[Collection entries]
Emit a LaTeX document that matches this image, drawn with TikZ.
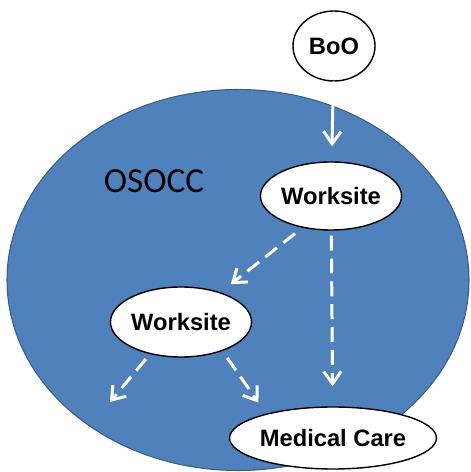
\documentclass[tikz,border=0pt]{standalone}
\usepackage{fontspec}
\setmainfont{Liberation Sans}
\newfontfamily\osoccfont{Carlito}
\usetikzlibrary{arrows.meta}
\definecolor{osoccblue}{HTML}{4F81BD}
\definecolor{osoccline}{HTML}{385D8A}
\tikzset{
  unit/.style={ellipse,draw=black,line width=0.8pt,fill=white,inner sep=0pt,
    font=\fontsize{13.5}{16}\selectfont\bfseries},
  flow/.style={draw=white,line width=1.7pt,-{Straight Barb[length=7pt,width=10pt]}},
  dashflow/.style={flow,dash pattern=on 8.5pt off 4.5pt}
}
\usetikzlibrary{shapes.geometric}
\begin{document}
\begin{tikzpicture}
\useasboundingbox (0,0) rectangle (9.4,9.44);
\draw[osoccline,fill=osoccblue,line width=0.6pt] (4.76,3.84) ellipse (4.62 and 3.81);
\node (O) at (3.08,5.82) {\osoccfont\fontsize{20}{24}\selectfont OSOCC};
\node[unit,minimum width=1.64cm,minimum height=1.4cm] (BoO) at (6.68,8.52) {BoO};
\node[unit,minimum width=2.72cm,minimum height=1.36cm] (W1) at (6.62,5.52) {Worksite};
\node[unit,minimum width=2.76cm,minimum height=1.4cm] (W2) at (3.62,3.0) {Worksite};
\node[unit,minimum width=4.0cm,minimum height=1.24cm] (MC) at (6.66,0.68) {Medical Care};
\coordinate (end) at (2.2,1.4);
\draw[flow,shorten >=0.3cm] (BoO) -- (W1);
\draw[dashflow,shorten <=0.1cm,shorten >=0.4cm] (W1) -- (MC);
\draw[dashflow,shorten <=0.19cm,shorten >=0.26cm] (W1.228) -- (W2.37);
\draw[dashflow,shorten <=0.13cm] (W2.226) -- (end);
\draw[dashflow,shorten <=0.17cm,shorten >=0.27cm] (W2.325) -- (MC.160);
\end{tikzpicture}
\end{document}
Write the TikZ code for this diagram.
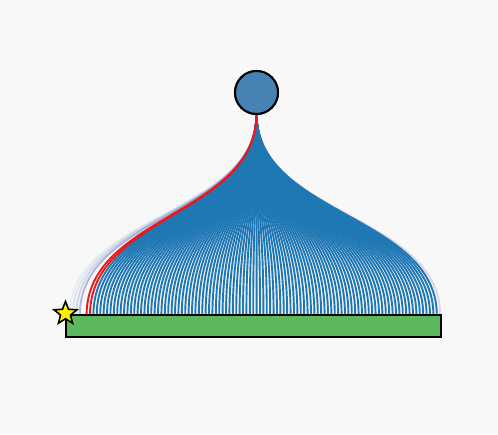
\documentclass[tikz,border=0pt]{standalone}
\usetikzlibrary{shapes.geometric}
\definecolor{bggray}{HTML}{F8F8F8}
\definecolor{linkblue}{HTML}{1F77B4}
\definecolor{rootblue}{HTML}{4682B4}
\definecolor{goalgreen}{HTML}{5CB85C}
\definecolor{fadeblue}{HTML}{7B8FC7}
\definecolor{fadelilac}{HTML}{DCD5E8}
\definecolor{pathred}{HTML}{E8191C}

\begin{document}
\begin{tikzpicture}[x=1pt,y=-1pt,
  link/.style={line width=1.9pt,linkblue},
  rootnode/.style={circle,draw=black,line width=2pt,fill=rootblue,minimum size=43pt,inner sep=0pt,outer sep=0pt},
  goalbox/.style={rectangle,draw=black,line width=2pt,fill=goalgreen,minimum width=375pt,minimum height=22pt,inner sep=0pt,outer sep=0pt},
  startstar/.style={star,star points=5,star point ratio=2.3,draw=black,line width=1.6pt,fill=yellow,minimum size=24pt,inner sep=0pt}]
\fill[bggray] (0,0) rectangle (498,434);
\useasboundingbox (0,0) rectangle (498,434);
\node[rootnode] (root) at (256.5,92.5) {};
\coordinate (mid) at (0,215);
\foreach \i in {0,...,109} {
   \coordinate (leaf\i) at (69.6+3.4*\i,315);
}
% faint outer runs
\draw[link,fadelilac] (root.south) .. controls (root |- mid) and (leaf109 |- mid) .. (leaf109);
\foreach \i/\o in %
{0/0.12,1/0.2,2/0.32,3/0.6} {
   \draw[link,fadeblue,opacity=\o] (root.south) .. controls (root |- mid) and (leaf\i |- mid) .. (leaf\i);
}
% main runs
\foreach \i in {7,...,108} {
   \draw[link] (root.south) .. controls (root |- mid) and (leaf\i |- mid) .. (leaf\i);
}
% best runs
\foreach \i in {5,6} {
   \draw[link,pathred] (root.south) .. controls (root |- mid) and (leaf\i |- mid) .. (leaf\i);
}
\node[rootnode] at (root) {};
\node[goalbox] (goal) at (253.5,326) {};
\node[startstar] (start) at (65.5,313.5) {};
\end{tikzpicture}
\end{document}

◆ Problem to work on ◆
Leaving the pictures aside, transcribe the entire listing exactly.

◆ Solution to the problem ◆
Emit a LaTeX document that matches this image, drawn with TikZ.
\documentclass[tikz,border=0pt]{standalone}
\usepackage{fontspec}
\setmainfont{Liberation Sans}
\newfontfamily\osoccfont{Carlito}
\usetikzlibrary{arrows.meta}
\definecolor{osoccblue}{HTML}{4F81BD}
\definecolor{osoccline}{HTML}{385D8A}
\tikzset{
  unit/.style={ellipse,draw=black,line width=0.8pt,fill=white,inner sep=0pt,
    font=\fontsize{13.5}{16}\selectfont\bfseries},
  flow/.style={draw=white,line width=1.7pt,-{Straight Barb[length=7pt,width=10pt]}},
  dashflow/.style={flow,dash pattern=on 8.5pt off 4.5pt}
}
\usetikzlibrary{shapes.geometric}
\begin{document}
\begin{tikzpicture}
\useasboundingbox (0,0) rectangle (9.4,9.44);
\draw[osoccline,fill=osoccblue,line width=0.6pt] (4.76,3.84) ellipse (4.62 and 3.81);
\node (O) at (3.08,5.82) {\osoccfont\fontsize{20}{24}\selectfont OSOCC};
\node[unit,minimum width=1.64cm,minimum height=1.4cm] (BoO) at (6.68,8.52) {BoO};
\node[unit,minimum width=2.72cm,minimum height=1.36cm] (W1) at (6.62,5.52) {Worksite};
\node[unit,minimum width=2.76cm,minimum height=1.4cm] (W2) at (3.62,3.0) {Worksite};
\node[unit,minimum width=4.0cm,minimum height=1.24cm] (MC) at (6.66,0.68) {Medical Care};
\coordinate (end) at (2.2,1.4);
\draw[flow,shorten >=0.3cm] (BoO) -- (W1);
\draw[dashflow,shorten <=0.1cm,shorten >=0.4cm] (W1) -- (MC);
\draw[dashflow,shorten <=0.19cm,shorten >=0.26cm] (W1.228) -- (W2.37);
\draw[dashflow,shorten <=0.13cm] (W2.226) -- (end);
\draw[dashflow,shorten <=0.17cm,shorten >=0.27cm] (W2.325) -- (MC.160);
\end{tikzpicture}
\end{document}
Write the TikZ code for this diagram.
\documentclass[tikz,border=0pt]{standalone}
\usetikzlibrary{shapes.geometric}
\definecolor{bggray}{HTML}{F8F8F8}
\definecolor{linkblue}{HTML}{1F77B4}
\definecolor{rootblue}{HTML}{4682B4}
\definecolor{goalgreen}{HTML}{5CB85C}
\definecolor{fadeblue}{HTML}{7B8FC7}
\definecolor{fadelilac}{HTML}{DCD5E8}
\definecolor{pathred}{HTML}{E8191C}

\begin{document}
\begin{tikzpicture}[x=1pt,y=-1pt,
  link/.style={line width=1.9pt,linkblue},
  rootnode/.style={circle,draw=black,line width=2pt,fill=rootblue,minimum size=43pt,inner sep=0pt,outer sep=0pt},
  goalbox/.style={rectangle,draw=black,line width=2pt,fill=goalgreen,minimum width=375pt,minimum height=22pt,inner sep=0pt,outer sep=0pt},
  startstar/.style={star,star points=5,star point ratio=2.3,draw=black,line width=1.6pt,fill=yellow,minimum size=24pt,inner sep=0pt}]
\fill[bggray] (0,0) rectangle (498,434);
\useasboundingbox (0,0) rectangle (498,434);
\node[rootnode] (root) at (256.5,92.5) {};
\coordinate (mid) at (0,215);
\foreach \i in {0,...,109} {
   \coordinate (leaf\i) at (69.6+3.4*\i,315);
}
% faint outer runs
\draw[link,fadelilac] (root.south) .. controls (root |- mid) and (leaf109 |- mid) .. (leaf109);
\foreach \i/\o in %
{0/0.12,1/0.2,2/0.32,3/0.6} {
   \draw[link,fadeblue,opacity=\o] (root.south) .. controls (root |- mid) and (leaf\i |- mid) .. (leaf\i);
}
% main runs
\foreach \i in {7,...,108} {
   \draw[link] (root.south) .. controls (root |- mid) and (leaf\i |- mid) .. (leaf\i);
}
% best runs
\foreach \i in {5,6} {
   \draw[link,pathred] (root.south) .. controls (root |- mid) and (leaf\i |- mid) .. (leaf\i);
}
\node[rootnode] at (root) {};
\node[goalbox] (goal) at (253.5,326) {};
\node[startstar] (start) at (65.5,313.5) {};
\end{tikzpicture}
\end{document}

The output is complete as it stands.